В Новом Свете (Ефимов) - страница 207

Какие это были недели!

Горы, покрытые цветущими маками. Огоньки рыбацких корабликов, бесшумно покидающих порт в полночь. Их добыча на базарных прилавках наутро и разноцветные сети, разложенные на набережной для просушки. Поездки в другие прибрежные городки, старинная крепость в Таррагоне, башни, с которых арабские воины с ужасом смотрели на приближающиеся ладьи викингов, укреплённый замок в горах, имевший каменный бассейн, со стен которого утренняя роса стекала в выдолбленные желоба и утоляла жажду защитников.

Родители Рикардо были среди тех испанских республиканцев, которых унесло в СССР после гражданской войны. Отец там получил образование, стал инженером-геодезистом и смог работать по профессии, вернувшись на родину после объявленной Франко амнистии всем политическим эмигрантам. В детстве и юности Рикардо жил в Москве. Он познакомил нас со своими родителями, и мы провели чудесный день в их доме, окружённом садом и огородом. Политических тем не касались, но взаимопонимание вырастало из общности судеб обеих семей: и для Ефимовых, и для Сан-Висенте в какой-то момент жизнь на родине стала невыносимой, и ветер раздора унёс и тех и других на чужбину.

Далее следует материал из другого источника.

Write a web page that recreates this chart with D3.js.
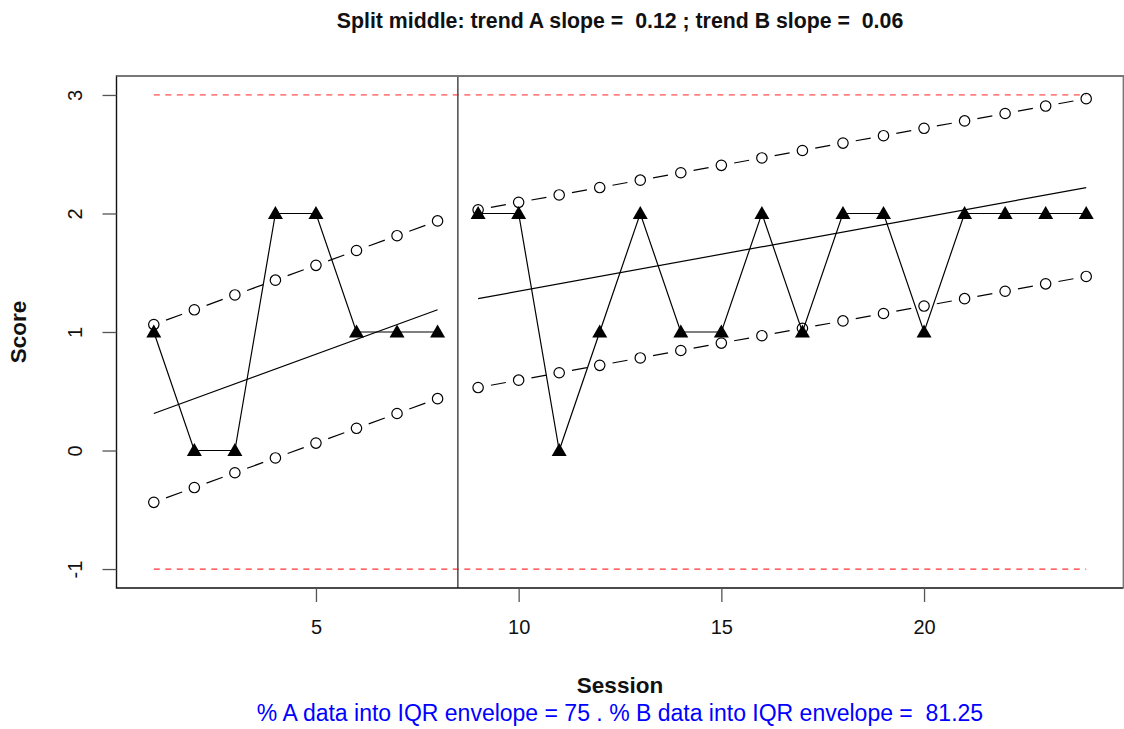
<!DOCTYPE html>
<html>
<head>
<meta charset="utf-8">
<script src="https://cdn.jsdelivr.net/npm/d3@7"></script>
<style>
  html, body { margin: 0; padding: 0; background: #fff; }
  svg { display: block; font-family: "Liberation Sans", Arial, Helvetica, sans-serif; }
  svg text { white-space: pre; }
</style>
</head>
<body>
<svg id="chart" width="1124" height="729"></svg>
<script>
// ---- data ----
const sessionsA = [1, 2, 3, 4, 5, 6, 7, 8];
const scoresA   = [1, 0, 0, 2, 2, 1, 1, 1];
const sessionsB = [9, 10, 11, 12, 13, 14, 15, 16, 17, 18, 19, 20, 21, 22, 23, 24];
const scoresB   = [2, 2, 0, 1, 2, 1, 1, 2, 1, 2, 2, 1, 2, 2, 2, 2];

const trendASessions = [1, 8];
const trendAValues   = [0.3125, 1.1875];
const trendBSessions = [9, 24];
const trendBValues   = [1.28125, 2.21875];

const envAUpper = [1.0625, 1.1875, 1.3125, 1.4375, 1.5625, 1.6875, 1.8125, 1.9375];
const envALower = [-0.4375, -0.3125, -0.1875, -0.0625, 0.0625, 0.1875, 0.3125, 0.4375];
const envBUpper = [2.03125, 2.09375, 2.15625, 2.21875, 2.28125, 2.34375, 2.40625, 2.46875,
                   2.53125, 2.59375, 2.65625, 2.71875, 2.78125, 2.84375, 2.90625, 2.96875];
const envBLower = [0.53125, 0.59375, 0.65625, 0.71875, 0.78125, 0.84375, 0.90625, 0.96875,
                   1.03125, 1.09375, 1.15625, 1.21875, 1.28125, 1.34375, 1.40625, 1.46875];

const limitLines = [3, -1];
const limitSessions = [1, 24];
const phaseSplit = 8.5;

const xTicks = [5, 10, 15, 20];
const yTicks = [-1, 0, 1, 2, 3];

const titleText = "Split middle: trend A slope =  0.12 ; trend B slope =  0.06";
const xLabel = "Session";
const yLabel = "Score";
const subText = "% A data into IQR envelope = 75 . % B data into IQR envelope =  81.25";

// ---- layout ----
const svg = d3.select("#chart");
const L = 116.5, R = 1123.5, T = 76, B = 588;
const x = d3.scaleLinear().domain([0.08, 24.92]).range([L, R]);
const y = d3.scaleLinear().domain([-1.16, 3.16]).range([B, T]);

// red limit lines
limitLines.forEach((v, i) => {
  svg.append("line")
    .attr("x1", x(limitSessions[0])).attr("x2", x(limitSessions[1]))
    .attr("y1", y(v)).attr("y2", y(v))
    .attr("stroke", i === 0 ? "#ff8080" : "#ff3333").attr("stroke-width", i === 0 ? 1.8 : 1.3)
    .attr("stroke-dasharray", "6,5.5");
});

// envelopes (type "b": points with gapped segments)
function envelope(sessions, values) {
  const g = svg.append("g");
  const gap = 13;
  for (let i = 0; i < sessions.length - 1; i++) {
    const x1 = x(sessions[i]), y1 = y(values[i]);
    const x2 = x(sessions[i + 1]), y2 = y(values[i + 1]);
    const dx = x2 - x1, dy = y2 - y1, len = Math.hypot(dx, dy);
    const ux = dx / len, uy = dy / len;
    g.append("line")
      .attr("x1", x1 + ux * gap).attr("y1", y1 + uy * gap)
      .attr("x2", x2 - ux * gap).attr("y2", y2 - uy * gap)
      .attr("stroke", "#000").attr("stroke-width", 1.2);
  }
  g.selectAll("circle").data(sessions).join("circle")
    .attr("cx", d => x(d)).attr("cy", (d, i) => y(values[i]))
    .attr("r", 5.2).attr("fill", "none").attr("stroke", "#000").attr("stroke-width", 1.2);
}
envelope(sessionsA, envAUpper);
envelope(sessionsA, envALower);
envelope(sessionsB, envBUpper);
envelope(sessionsB, envBLower);

// trend lines
[[trendASessions, trendAValues], [trendBSessions, trendBValues]].forEach(([s, v]) => {
  svg.append("line")
    .attr("x1", x(s[0])).attr("y1", y(v[0]))
    .attr("x2", x(s[1])).attr("y2", y(v[1]))
    .attr("stroke", "#000").attr("stroke-width", 1.2);
});

// data series
const line = d3.line().x(d => x(d[0])).y(d => y(d[1]));
function series(sessions, scores) {
  const pts = sessions.map((s, i) => [s, scores[i]]);
  svg.append("path").datum(pts).attr("d", line)
    .attr("fill", "none").attr("stroke", "#000").attr("stroke-width", 1.2);
  svg.append("g").selectAll("path").data(pts).join("path")
    .attr("d", d => {
      const cx = x(d[0]), cy = y(d[1]);
      return `M${cx},${cy - 7.5}L${cx + 7.5},${cy + 5.5}L${cx - 7.5},${cy + 5.5}Z`;
    })
    .attr("fill", "#000");
}
series(sessionsA, scoresA);
series(sessionsB, scoresB);

// phase split line
svg.append("line")
  .attr("x1", x(phaseSplit)).attr("x2", x(phaseSplit))
  .attr("y1", T).attr("y2", B)
  .attr("stroke", "#555").attr("stroke-width", 1.6);

// box
svg.append("path")
  .attr("d", `M${R},${T}H${L}V${B}H${R}`)
  .attr("fill", "none").attr("stroke", "#111").attr("stroke-width", 1.4);
svg.append("path")
  .attr("d", `M${L},${T}H${R}V${B}`)
  .attr("fill", "none").attr("stroke", "#777").attr("stroke-width", 1.8);

// axes
const fontFam = "'Liberation Sans', Arial, sans-serif";
const xAxis = svg.append("g").attr("transform", `translate(0,${B})`)
  .call(d3.axisBottom(x).tickValues(xTicks).tickSize(14).tickPadding(18).tickFormat(d => String(d)));
xAxis.select(".domain").remove();
xAxis.selectAll("line").attr("stroke", "#555").attr("stroke-width", 1.3);
xAxis.selectAll("text").attr("font-size", 20).attr("fill", "#111").attr("font-family", fontFam);

const yAxis = svg.append("g").attr("transform", `translate(${L},0)`)
  .call(d3.axisLeft(y).tickValues(yTicks).tickSize(14).tickFormat(d => String(d)));
yAxis.select(".domain").remove();
yAxis.selectAll("line").attr("stroke", "#555").attr("stroke-width", 1.3);
yAxis.selectAll("text")
  .attr("font-size", 20).attr("fill", "#111").attr("font-family", fontFam)
  .attr("x", null).attr("dy", null)
  .attr("text-anchor", "middle")
  .attr("transform", "translate(-42,0) rotate(-90)")
  .attr("dominant-baseline", "central");

// titles
const cx = (L + R) / 2;
svg.append("text").attr("x", cx).attr("y", 28).attr("text-anchor", "middle")
  .attr("font-weight", "bold").attr("font-size", 21.3).attr("fill", "#111").text(titleText);
svg.append("text").attr("x", cx).attr("y", 693).attr("text-anchor", "middle")
  .attr("font-weight", "bold").attr("font-size", 22.5).attr("fill", "#111").text(xLabel);
svg.append("text").attr("transform", `translate(26,${(T + B) / 2}) rotate(-90)`)
  .attr("text-anchor", "middle")
  .attr("font-weight", "bold").attr("font-size", 22.5).attr("fill", "#111").text(yLabel);
svg.append("text").attr("x", cx).attr("y", 721).attr("text-anchor", "middle")
  .attr("font-size", 23).attr("fill", "#0000ff").text(subText);
</script>
</body>
</html>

Пока Марина и Наташа ездили осматривать Мадрид и Толедо, мне была устроена лекция в университете. Темой я выбрал несовместимость душевных миров Толстого и Достоевского, а исходным пунктом взял важную разницу их жизненного опыта: один не сидел в тюрьме, другой не воевал[81]. Рикардо переводил меня, и, если мне удавалось вставить в рассказ какую-нибудь шутку, аудитория смеялась в два приёма: сначала — та половина, которая знала русский, и лишь потом — услышав испанский перевод — другая половина.

Я был приятно удивлён и польщён тем, что на лекцию собралось человек сорок. Дело в том, что дата моего выступления совпала с новым каталонским праздником — Днём книги. В этот день каждый мужчина должен получить от женщины книгу в подарок и в ответ подарить ей розу. Говорят, что книжные и цветочные магазины накануне праздника делают половину своего годового оборота. Если наступление электронной эры на империю Гутенберга будет продолжаться тем же темпом, Барселона имеет шанс остаться последним островом, где люди ещё будут читать слова, напечатанные на бумаге.

Видимо, я никогда бы не смог стать профессиональным историком — не способен к объективности. Во всяком случае религиозные войны в Европе описывал бы с жутким перекосом в пользу протестантов, лютеран, пресвитериан и при всяком удобном случае чернил бы католиков. Казалось бы, приехав в Женеву, должен был я первым делом побежать осматривать исторические святыни в этом оплоте средневековой реформации, давшем приют тысячам беглецов-изгнанников из Франции, Испании, Германии, Италии, искавшим спасения от инквизиции. Но нет — слишком свежи в моей памяти были картины, воссозданные Мережковским в его жизнеописании Кальвина. Кальвинистская Женева была так похожа на нашу советскую родину!